When a person rapidly climbs up a hill, he feels his heart beating faster. Similarly, for a supersonic liner not to have a “heart attack,” not to burn within several seconds due to intense heating, and not to disintegrate owing to “fibrillations” when climbing in the atmosphere, it is necessary to determine the range of existence of a stable periodic and continuous spin TDW, which is the heart of the engine. This range was found by varying the difference between the pressure in the combustor and the ambient pressure, which determined the region of standard safe conditions.
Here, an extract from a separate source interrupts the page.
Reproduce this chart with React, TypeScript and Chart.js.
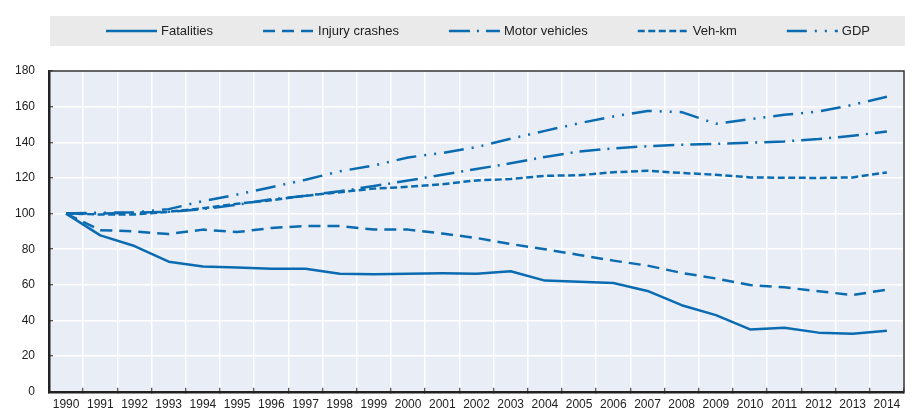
import React, { useEffect, useRef } from "react";
import { Chart, registerables } from "chart.js";

Chart.register(...registerables);

// Index, 1990 = 100
const years = [
  "1990", "1991", "1992", "1993", "1994", "1995", "1996", "1997", "1998",
  "1999", "2000", "2001", "2002", "2003", "2004", "2005", "2006", "2007",
  "2008", "2009", "2010", "2011", "2012", "2013", "2014",
];

const fatalities = [
  100, 87.8, 81.8, 73, 70.3, 69.7, 69.1, 69.1, 66.3, 66, 66.3, 66.5, 66.3,
  67.6, 62.4, 61.7, 61, 56.6, 48.6, 43, 35, 36, 33.2, 32.6, 34.2,
];
const injuryCrashes = [
  100, 90.7, 90, 88.5, 91, 89.6, 91.9, 93, 93, 91, 91, 88.8, 86.3, 82.9,
  80, 76.8, 73.6, 70.8, 66.7, 63.6, 59.9, 58.6, 56.4, 54.3, 57.3,
];
const motorVehicles = [
  100, 100, 100.5, 101, 102.5, 105, 108, 110, 112.5, 115.5, 118.5, 121.8,
  125, 128.2, 131.8, 134.8, 136.6, 137.8, 138.6, 139.1, 139.8, 140.5, 141.8,
  143.7, 146,
];
const vehKm = [
  100, 99.5, 99.5, 101, 103, 105.5, 107.5, 110, 112, 114, 115, 116.5, 118.6,
  119.4, 121.2, 121.5, 123.2, 124, 122.8, 121.8, 120.3, 120.1, 120, 120.3,
  123.1,
];
const gdp = [
  100, 100.5, 100.6, 102.5, 107, 110.7, 114.8, 119, 123.7, 127, 131.5, 134,
  137.3, 142, 146.4, 150.7, 154.5, 157.6, 156.9, 150.4, 153, 155.4, 157.3,
  161, 165.6,
];

const seriesNames = ["Fatalities", "Injury crashes", "Motor vehicles", "Veh-km", "GDP"];
const seriesValues = [fatalities, injuryCrashes, motorVehicles, vehKm, gdp];
const seriesDashes: number[][] = [
  [],
  [12, 7],
  [21, 7, 2, 7],
  [7, 3.5],
  [20, 8, 2, 8, 2, 8],
];

const BLUE = "#0b6bb1";
const INK = "#222222";
const FONT = "'Liberation Sans', Arial, Helvetica, sans-serif";

// background of plot area, box of the legend, top/right frame
const decor = {
  id: "decor",
  beforeDraw(chart: any) {
    const { ctx, chartArea } = chart;
    ctx.save();
    ctx.fillStyle = "#e8edf6";
    ctx.fillRect(chartArea.left, chartArea.top, chartArea.right - chartArea.left, chartArea.bottom - chartArea.top);
    ctx.restore();
  },
  afterDraw(chart: any) {
    const { ctx, chartArea } = chart;
    ctx.save();

    // frame
    ctx.strokeStyle = "#333333";
    ctx.lineWidth = 1.5;
    ctx.beginPath();
    ctx.moveTo(chartArea.left, chartArea.top);
    ctx.lineTo(chartArea.right, chartArea.top);
    ctx.lineTo(chartArea.right, chartArea.bottom);
    ctx.stroke();

    // legend
    const boxTop = 16;
    const boxH = 30;
    const midY = boxTop + boxH / 2;
    ctx.fillStyle = "#eaeaea";
    ctx.fillRect(chartArea.left + 1, boxTop, chartArea.right - chartArea.left, boxH);

    ctx.font = `13px ${FONT}`;
    const swatch = 51;
    const textGap = 4;
    const itemGap = 50;
    const items = chart.data.datasets.map((ds: any) => ({
      label: ds.label as string,
      dash: (ds.borderDash || []) as number[],
      w: ctx.measureText(ds.label).width,
    }));
    const total =
      items.reduce((s: number, it: any) => s + swatch + textGap + it.w, 0) +
      itemGap * (items.length - 1);
    let x = 488 - total / 2;
    items.forEach((it: any) => {
      ctx.setLineDash(it.dash);
      ctx.lineWidth = 2.5;
      ctx.lineCap = "butt";
      ctx.strokeStyle = BLUE;
      ctx.beginPath();
      ctx.moveTo(x, midY);
      ctx.lineTo(x + swatch, midY);
      ctx.stroke();
      ctx.setLineDash([]);
      ctx.fillStyle = INK;
      ctx.textBaseline = "middle";
      ctx.textAlign = "left";
      ctx.fillText(it.label, x + swatch + textGap, midY);
      x += swatch + textGap + it.w + itemGap;
    });
    ctx.restore();
  },
};

const App: React.FC = () => {
  const canvasRef = useRef<HTMLCanvasElement | null>(null);

  useEffect(() => {
    if (!canvasRef.current) return;
    const chart = new Chart(canvasRef.current, {
      type: "line",
      data: {
        labels: years,
        datasets: seriesNames.map((name, i) => ({
          label: name,
          data: seriesValues[i],
          borderColor: BLUE,
          backgroundColor: BLUE,
          borderWidth: 2.5,
          borderDash: seriesDashes[i],
          borderCapStyle: "butt",
          borderJoinStyle: "round",
          pointRadius: 0,
          tension: 0,
          fill: false,
        })),
      },
      options: {
        animation: false,
        responsive: true,
        maintainAspectRatio: false,
        events: [],
        layout: { padding: { top: 71, right: 12, bottom: 0, left: 0 } },
        plugins: {
          legend: { display: false },
          tooltip: { enabled: false },
        },
        scales: {
          x: {
            offset: true,
            ticks: {
              color: INK,
              font: { family: FONT, size: 12 },
              padding: 10,
              maxRotation: 0,
              autoSkip: false,
            },
            grid: {
              offset: true,
              color: "#ffffff",
              lineWidth: 1.5,
              tickLength: -4,
              tickColor: INK,
              tickWidth: 1,
            },
            border: { color: INK, width: 2.5 },
            afterFit: (s: any) => {
              s.height = 24;
            },
          },
          y: {
            min: 0,
            max: 180,
            ticks: {
              stepSize: 20,
              color: INK,
              font: { family: FONT, size: 12 },
              padding: 18,
            },
            grid: {
              color: "#ffffff",
              lineWidth: 1.5,
              tickLength: -4,
              tickColor: INK,
              tickWidth: 1,
            },
            border: { color: INK, width: 2.5 },
            afterFit: (s: any) => {
              s.width = 49;
            },
          },
        },
      },
      plugins: [decor],
    });

    return () => {
      chart.destroy();
    };
  }, []);

  return (
    <div style={{ position: "absolute", left: 0, top: 0, width: 916, height: 417, background: "#ffffff" }}>
      <canvas ref={canvasRef}></canvas>
    </div>
  );
};

export default App;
It was interesting that a stable continuous spin detonation process in the combustor with channel expansion could occur even if the pressure in the combustor was lower than the ambient pressure. The quality of mixing was found to produce a significant effect on the stability of the TDW velocity and its structure (except for the moments when the number of TDWs was changed) in a wide range of the ratios of the components and the differences in pressure between the combustor and the ambient medium [3—5].
Changes in the ratio of concentrations of the components of the combustible mixture, configurations of fuel injectors, and pressures inside and outside the combustor lead to changes in the TDW velocity, formation of complicated mode of superposition of 1-2-3 and more undulatory structures, as well as to their decay, and to the amplification and change in the spin rotation frequency.
The knowledge obtained is quite indispensable, first of all, for the developing of new types of engines for various flying vehicles.
Epilogue, optimistic but always sad
If an architect constructed a house based on the principle “live in what you have drawn,” the house would collapse sooner or later, though theoretically it could stay forever. Many people do not know that theoretical calculations are followed by creating a mockup from different materials, which is then placed with its basement in various soils and subjected to various intense tests in order to postpone its collapse for the longest possible time. Airplanes and space vehicles experience much more intense and versatile loads which are incommensurable even with natural disasters.
The incommensurable cost of these two projects, which have to be safely protected from external and internal “disasters” and which could be possibly compared only in scales (“Earth house” and “space rocket”), reflects their incommensurable complexity. The first project can be financed by a moderate-size group of individuals who do not even have to be millionaires, while the second project can only be financed at the governmental level. Large investments in such projects taking place in competing foreign states means that Russia needs to make investment of comparable scale in due time.
1. B. V. Voitsekhovskii. Steady detonation // Dokl. Akad. Nauk SSSR. — 1959. — Vol. 129. — No. 6. — Pp. 1254—1256.
2. Ya. B. Zel’dovich. On the use of detonation combustion in power engineering // ZhTF. — 1940. — Vol. 10. — No. 17. — Pp. 1453—1461.
3. F. A. Bykovskii, B. V. Voitsekhovskii, V. V. Mitrofanov.Method of fuel combustion, Patent No. 2003923, Claim No. 4857837/06 dated 06.08.1990 // Bul Izobr., 1993. — Nos. 43—44.
4. F. A. Bykovskii. High-speed waiting photorecorder // Zh. Nauch. Prikl. Photogr. Kinematogr. — 1981. — No. 2. — Pp. 85—89.
5. F. A. Bykovskii, S. A. Zhdan, E. F. Vedernikov. Spin detonation of a fuel-air mixture in a cylindrical combustor // Dokl. Ross. Akad. Nauk. — 2005. — Vol. 400. — No. 3 — Pp. 338—340.